That’s why Oxford Capital Group will stick to less-expensive methods of growth in the Chicago market, including acquiring existing hotels or launching adaptive reuses of other properties, he added. In August, the company bought the 247-room luxury Thompson Chicago in the Gold Coast neighborhood, which opened its doors in 2013. Even before the pandemic, the company was known in Chicago for adaptive reuses, including transforming a Near North Side SRO into the 225-room Hotel Felix, as well as creating LondonHouse Chicago Hotel out of the nearly 100-year-old London Guarantee Building at Michigan Avenue and the Chicago River.

Other veteran Chicago developers have adopted similar strategies. John Murphy of Murphy Development Group picked up the Holiday Inn Chicago Mart Plaza for the bargain price of $23M, or about $43K per room, according to a June report in Crain’s Chicago Business. He plans to spend around $40M revamping the 522-room hotel.

Adaptive reuse projects are also going forward. This month, Phoenix Development Partners is finishing up its historic renovation of 226 West Jackson Blvd., the former headquarters of City Colleges of Chicago, into two separate hotels — the 135-room Hilton Garden Inn Central Loop and the 215-room Canopy by Hilton Chicago Central Loop.   
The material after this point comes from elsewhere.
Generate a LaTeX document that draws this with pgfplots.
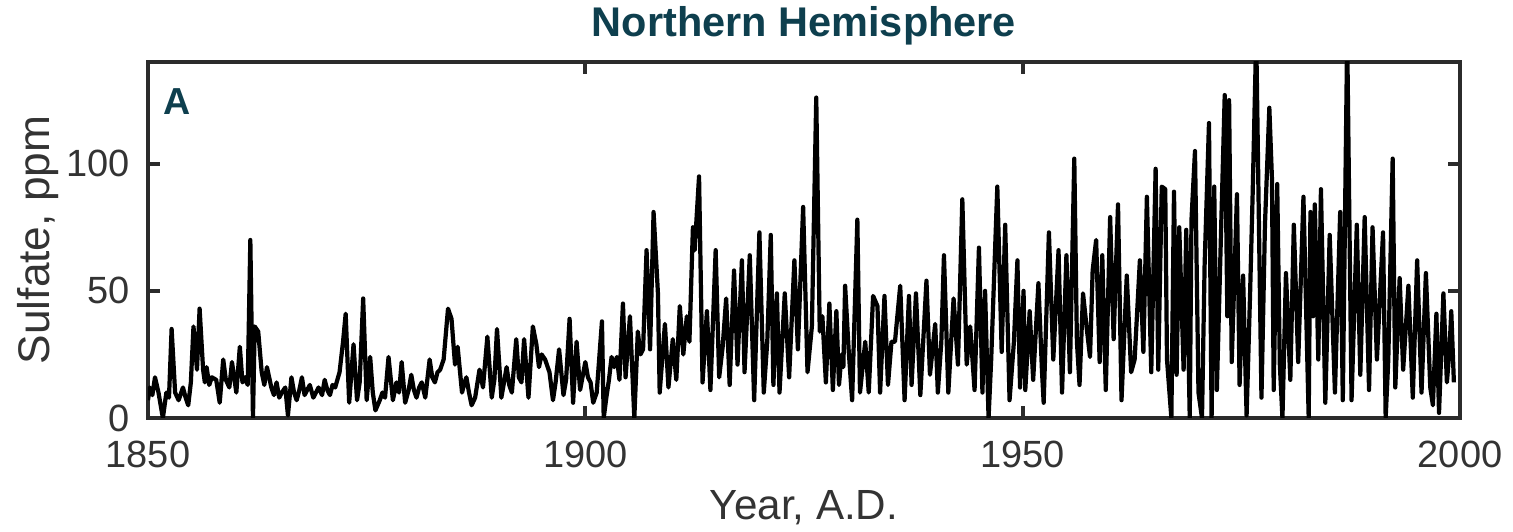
\documentclass[border=0pt]{standalone}
\usepackage{pgfplots}
\pgfplotsset{compat=1.18}
\usepackage{pgfplotstable}
\usepackage{fontspec}
\setmainfont{Liberation Sans}
\definecolor{tealA}{HTML}{0E3F4E}
\definecolor{framec}{HTML}{2B2B2B}
\definecolor{txt}{HTML}{333333}

\pgfplotstableread{
year val
1850.0 7
1850.2 12
1850.5 9
1850.8 16
1851.2 10
1851.7 0
1852.1 10
1852.4 8
1852.7 35
1853.1 10
1853.5 7
1854.0 12
1854.3 8
1854.6 5
1854.9 14
1855.2 36
1855.6 19
1855.9 43
1856.3 19
1856.5 14
1856.7 20
1857.0 13
1857.3 16
1857.8 15
1858.2 6
1858.6 23
1858.9 15
1859.3 12
1859.6 22
1860.1 10
1860.5 28
1860.8 14
1861.1 16
1861.4 13
1861.7 70
1862.0 0
1862.2 36
1862.6 34
1863.0 18
1863.3 13
1863.6 20
1864.1 12
1864.4 9
1864.7 14
1865.0 8
1865.3 10
1865.7 12
1866.0 1
1866.4 16
1866.7 10
1867.0 7
1867.3 11
1867.6 16
1867.9 9
1868.2 11
1868.5 13
1868.9 8
1869.2 10
1869.5 12
1869.9 9
1870.2 15
1870.5 11
1870.8 9
1871.1 13
1871.4 12
1871.9 18
1872.3 30
1872.6 41
1873.0 6
1873.5 29
1873.9 7
1874.2 14
1874.6 47
1875.0 7
1875.2 15
1875.4 24
1875.7 10
1876.0 3
1876.5 7
1876.8 10
1877.1 8
1877.5 24
1878.0 7
1878.4 14
1878.7 10
1879.0 22
1879.4 6
1879.8 11
1880.1 17
1880.4 11
1880.7 8
1881.0 12
1881.3 14
1881.7 8
1882.2 23
1882.5 16
1882.8 14
1883.1 18
1883.4 19
1883.8 23
1884.3 43
1884.7 39
1885.1 21
1885.4 28
1885.9 10
1886.2 14
1886.4 16
1886.7 10
1887.0 5
1887.4 8
1887.9 19
1888.3 12
1888.8 32
1889.3 8
1889.6 15
1889.9 35
1890.4 8
1890.7 14
1891.0 20
1891.3 13
1891.6 10
1892.1 31
1892.4 16
1892.7 14
1893.0 31
1893.5 8
1894.0 36
1894.4 29
1894.7 20
1895.0 25
1895.4 23
1895.9 18
1896.3 7
1896.6 14
1897.0 27
1897.5 9
1897.8 15
1898.2 39
1898.6 6
1899.0 30
1899.4 11
1900.0 22
1900.3 16
1900.6 14
1900.9 6
1901.3 10
1901.9 38
1902.1 0
1902.4 8
1902.7 15
1903.0 24
1903.3 20
1903.6 24
1903.9 15
1904.3 45
1904.6 16
1905.1 40
1905.6 0
1906.0 34
1906.3 25
1906.6 27
1907.0 66
1907.4 27
1907.8 81
1908.3 49
1908.5 10
1909.1 37
1909.5 12
1910.0 31
1910.4 15
1910.8 44
1911.2 25
1911.6 40
1911.9 30
1912.3 75
1912.5 66
1913.0 95
1913.4 14
1913.9 42
1914.3 11
1914.9 66
1915.3 16
1915.7 28
1916.1 47
1916.5 13
1917.0 58
1917.4 21
1917.9 62
1918.2 18
1918.8 64
1919.3 7
1919.9 73
1920.4 10
1920.8 30
1921.2 72
1921.5 13
1921.9 49
1922.2 10
1922.8 49
1923.3 16
1923.9 62
1924.3 27
1924.9 83
1925.4 18
1925.9 36
1926.4 126
1926.8 34
1927.1 40
1927.5 14
1927.9 45
1928.3 11
1928.7 42
1929.0 13
1929.3 25
1929.5 20
1929.7 52
1930.1 27
1930.5 7
1931.1 78
1931.4 10
1932.0 30
1932.4 10
1932.9 48
1933.4 44
1933.7 10
1934.2 48
1934.6 13
1935.0 30
1935.4 30
1936.0 52
1936.5 7
1937.0 48
1937.3 13
1937.8 49
1938.3 9
1939.0 54
1939.4 17
1940.0 37
1940.3 10
1940.7 30
1941.0 64
1941.5 10
1942.1 47
1942.6 21
1943.1 86
1943.6 21
1944.0 36
1944.5 11
1945.0 67
1945.4 10
1945.7 50
1946.1 0
1946.4 23
1947.1 91
1947.6 26
1948.0 76
1948.5 7
1949.0 30
1949.4 62
1949.7 12
1950.1 50
1950.3 11
1950.8 42
1951.2 15
1951.8 53
1952.2 19
1952.4 6
1953.0 73
1953.5 23
1954.1 66
1954.5 10
1955.0 64
1955.4 18
1955.9 102
1956.2 30
1956.5 13
1956.9 49
1957.3 36
1957.7 24
1958.0 58
1958.4 70
1958.8 22
1959.1 64
1959.5 11
1960.0 79
1960.4 31
1960.9 84
1961.3 7
1961.9 56
1962.4 18
1962.8 23
1963.4 62
1963.8 26
1964.2 87
1964.7 18
1965.2 98
1965.5 19
1965.9 91
1966.3 90
1966.5 23
1967.0 0
1967.3 89
1967.6 17
1967.9 75
1968.4 19
1968.7 74
1969.1 0
1969.3 78
1969.7 105
1970.1 10
1970.5 0
1970.8 60
1971.3 116
1971.6 0
1971.9 91
1972.2 11
1972.7 76
1973.1 127
1973.4 40
1973.6 125
1973.9 22
1974.5 88
1974.8 13
1975.2 56
1975.6 1
1976.0 49
1976.3 89
1976.7 150
1977.1 55
1977.3 8
1977.7 76
1978.2 122
1978.5 94
1978.7 11
1979.1 92
1979.4 21
1979.7 0
1980.1 57
1980.6 15
1981.0 76
1981.5 22
1982.1 87
1982.7 0
1982.9 81
1983.2 40
1983.4 84
1983.8 23
1984.1 90
1984.6 6
1985.1 72
1985.7 10
1986.3 81
1986.6 7
1987.1 150
1987.6 7
1988.2 76
1988.6 17
1989.1 79
1989.6 11
1990.0 75
1990.5 23
1991.2 73
1991.5 0
1991.8 23
1992.3 102
1992.6 12
1993.1 55
1993.5 19
1994.1 52
1994.6 8
1995.1 62
1995.6 10
1996.1 57
1996.6 12
1996.9 5
1997.3 41
1997.6 2
1998.1 49
1998.5 14
1998.8 27
1999.0 42
1999.3 14
}\sulfate

\begin{document}
\begin{tikzpicture}
\useasboundingbox (-1.48,-1.14) rectangle (13.65,4.18);
\begin{axis}[
  at={(0,0)}, anchor=south west,
  scale only axis, width=13.12cm, height=3.56cm,
  xmin=1850, xmax=2000, ymin=0, ymax=140,
  xtick={1850,1900,1950,2000}, ytick={0,50,100},
  tick align=inside, major tick length=0.12cm,
  axis line style={framec, line width=1.15pt},
  every tick/.style={framec, line width=1.15pt},
  tick label style={font=\fontsize{10.8}{12}\selectfont, text=txt},
  /pgf/number format/assume math mode=true,
  x tick label style={/pgf/number format/1000 sep={}, yshift=-0.11cm},
  y tick label style={xshift=-0.055cm},
]
\addplot[black, line width=1.2pt, line join=round] table[x=year, y=val] {\sulfate};
\end{axis}
\node[rotate=90, anchor=base, inner sep=0pt, text=txt, font=\fontsize{12.6}{14}\selectfont] at (-0.98,1.78) {Sulfate, ppm};
\node[anchor=base, inner sep=0pt, text=txt, font=\fontsize{12}{14}\selectfont] at (6.56,-1.02) {Year, A.D.};
\node[anchor=base, inner sep=0pt, text=tealA, font=\fontsize{11.8}{14}\selectfont\bfseries] at (6.56,3.81) {Northern Hemisphere};
\node[anchor=base west, inner sep=0pt, text=tealA, font=\fontsize{10.7}{13}\selectfont\bfseries] at (0.15,3.03) {A};
\end{tikzpicture}
\end{document}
Still, even in Chicago, some developers, including Reschke, are willing to take a risk on ground-up new construction. The Prime Group got approval in August from city council to start construction on RIU Plaza Hotel Chicago, a 29-story hotel for RIU Hotels & Resorts at 150 East Ontario St. in the Streeterville neighborhood.    

Reschke said it’s a unique situation and RIU’s involvement means the project actually faces little risk. The Spain-based RIU is affiliated with a travel agency, so the new hotel will have a direct pipeline to foreign tourists looking to visit Chicago.
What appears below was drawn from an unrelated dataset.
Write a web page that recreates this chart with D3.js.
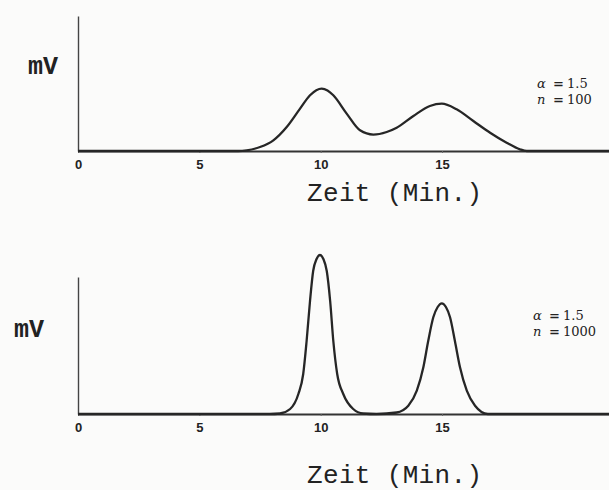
<!DOCTYPE html>
<html>
<head>
<meta charset="utf-8">
<script src="https://cdn.jsdelivr.net/npm/d3@7"></script>
<style>
  body { margin: 0; background: #fbfbfa; }
  svg { display: block; }
</style>
</head>
<body>
<div id="chart"></div>
<script>
// values: time in minutes, signal in relative mV
var tickValues = [0, 5, 10, 15];
var tickLabels = ["0", "5", "10", "15"];

// top chromatogram, alpha = 1.5, n = 100
var timeTop = [0, 6.6, 6.95, 7.5, 8.05, 8.6, 9.15, 9.56, 9.82, 10.04, 10.28, 10.52, 11.07, 11.62, 12.17,
  12.72, 13.13, 13.82, 14.5, 14.99, 15.6, 16.29, 16.98, 17.66, 18.21, 18.49, 21.9];
var signalTop = [0, 0, 0.7, 4, 10.7, 24, 42.4, 55.7, 60.8, 62.4, 60.6, 55.7, 37.4, 20.7, 16.4,
  19, 23.3, 35, 45, 47.3, 41.7, 30, 18.3, 8.3, 1.7, 0, 0];

// bottom chromatogram, alpha = 1.5, n = 1000
var timeBottom = [0, 7.9, 8.32, 8.74, 9.08, 9.28, 9.42, 9.56, 9.69, 9.83, 9.97, 10.11, 10.25, 10.39, 10.52,
  10.68, 10.93, 11.34, 11.75, 12.3, 13.13, 13.61, 13.96, 14.23, 14.43, 14.64, 14.82, 14.99, 15.16,
  15.33, 15.53, 15.74, 16.02, 16.36, 16.89, 21.9];
var signalBottom = [0, 0, 0.5, 5, 20, 40, 73, 113, 143, 155, 159, 155, 143, 113, 73,
  40, 20, 5, 0.5, 0, 1.5, 8.3, 23.3, 46.7, 73, 96.7, 107, 110.7, 107,
  96.7, 73, 46.7, 23.3, 8.3, 0, 0];

var panels = [
  {time: timeTop, signal: signalTop, base: 151, top: 16, mvX: 28, mvY: 74, labY: 169,
   titleY: 201, alpha: "1.5", n: "100", annX: 537, annY: 88},
  {time: timeBottom, signal: signalBottom, base: 414, top: 277, mvX: 14, mvY: 337, labY: 432,
   titleY: 483, alpha: "1.5", n: "1000", annX: 533, annY: 320}
];

var svg = d3.select("#chart")
    .append("svg")
    .attr("width", 609)
    .attr("height", 490);

// x scale, 15 min sits at 442 px; the axis runs to the right edge
var x = d3.scaleLinear()
    .domain([0, 21.9])
    .range([78, 609.5]);

panels.forEach(function(p) {
    var y = d3.scaleLinear()
        .domain([0, p.base - p.top])
        .range([p.base, p.top]);

    var g = svg.append("g");

    // y axis, just a bare line
    g.append("g")
        .attr("transform", "translate(" + x(0) + ",0)")
        .call(d3.axisLeft(y).tickValues([]).tickSizeOuter(0))
        .select(".domain")
        .attr("stroke", "#444")
        .attr("stroke-width", 1.4);

    // x axis with small tick marks
    var xa = g.append("g")
        .attr("transform", "translate(0," + p.base + ")")
        .call(d3.axisBottom(x).tickValues(tickValues).tickSize(2).tickSizeOuter(0)
            .tickFormat(function(d, i) { return tickLabels[i]; }));
    xa.select(".domain").attr("stroke", "#333").attr("stroke-width", 2);
    xa.selectAll(".tick line").attr("stroke", "#666");
    xa.selectAll(".tick text")
        .attr("y", p.labY - p.base)
        .attr("dy", 0)
        .attr("fill", "#222")
        .style("font-family", "'Liberation Sans', Arial, sans-serif")
        .style("font-weight", "bold")
        .style("font-size", "13px");

    // chromatogram trace
    var line = d3.line()
        .x(function(d, i) { return x(p.time[i]); })
        .y(function(d) { return y(d); })
        .curve(d3.curveMonotoneX);

    g.append("path")
        .datum(p.signal)
        .attr("d", line)
        .attr("fill", "none")
        .attr("stroke", "#262626")
        .attr("stroke-width", 2.3)
        .attr("stroke-linejoin", "round");

    // mV label
    g.append("text")
        .attr("x", p.mvX)
        .attr("y", p.mvY)
        .attr("fill", "#222")
        .style("font-family", "'Liberation Mono', 'DejaVu Sans Mono', monospace")
        .style("font-weight", "bold")
        .style("font-size", "25px")
        .text("mV");

    // axis title
    g.append("text")
        .attr("x", 307)
        .attr("y", p.titleY)
        .attr("fill", "#222")
        .attr("textLength", 175)
        .style("font-family", "'Liberation Mono', 'DejaVu Sans Mono', monospace")
        .style("font-size", "26px")
        .text("Zeit (Min.)");

    // annotation
    var ann = g.append("g")
        .attr("fill", "#222")
        .style("font-family", "'DejaVu Serif', 'Liberation Serif', serif")
        .style("font-size", "13px");
    var rows = [["\u03b1", p.alpha], ["n", p.n]];
    rows.forEach(function(r, i) {
        var ty = p.annY + i * 16;
        ann.append("text").attr("x", p.annX).attr("y", ty)
            .style("font-style", "italic").text(r[0]);
        ann.append("text").attr("x", p.annX + 16).attr("y", ty)
            .style("font-weight", "bold").text("=");
        ann.append("text").attr("x", p.annX + 30).attr("y", ty).text(r[1]);
    });
});
</script>
</body>
</html>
“It’s a great thing for the city because they will be bringing groups of tourists to Chicago that otherwise wouldn’t be here,” he said.

Other than special cases like RIU’s hotel, the appetite for all-new Chicago hotels will stay modest, Reschke added. He forecasts that with the return of conventions and some corporate travel, local hotels will win back 85% to 90% of the business they had in 2019, and their revenues per available room could get back to 2019 levels by 2023.

Furthermore, even if business travel mostly comes back, about 25% of it could be permanently replaced by Zoom meetings: “If you could have a one-hour Zoom meeting instead of spending time traveling back-and-forth from New York, why wouldn’t you do it?”

Reschke said he’s not worried about Chicago’s lack of new construction.

“Overall, it’s going to be good for existing hotels," he said. "They can start climbing out of the hole we’re in instead of new supply making things worse.”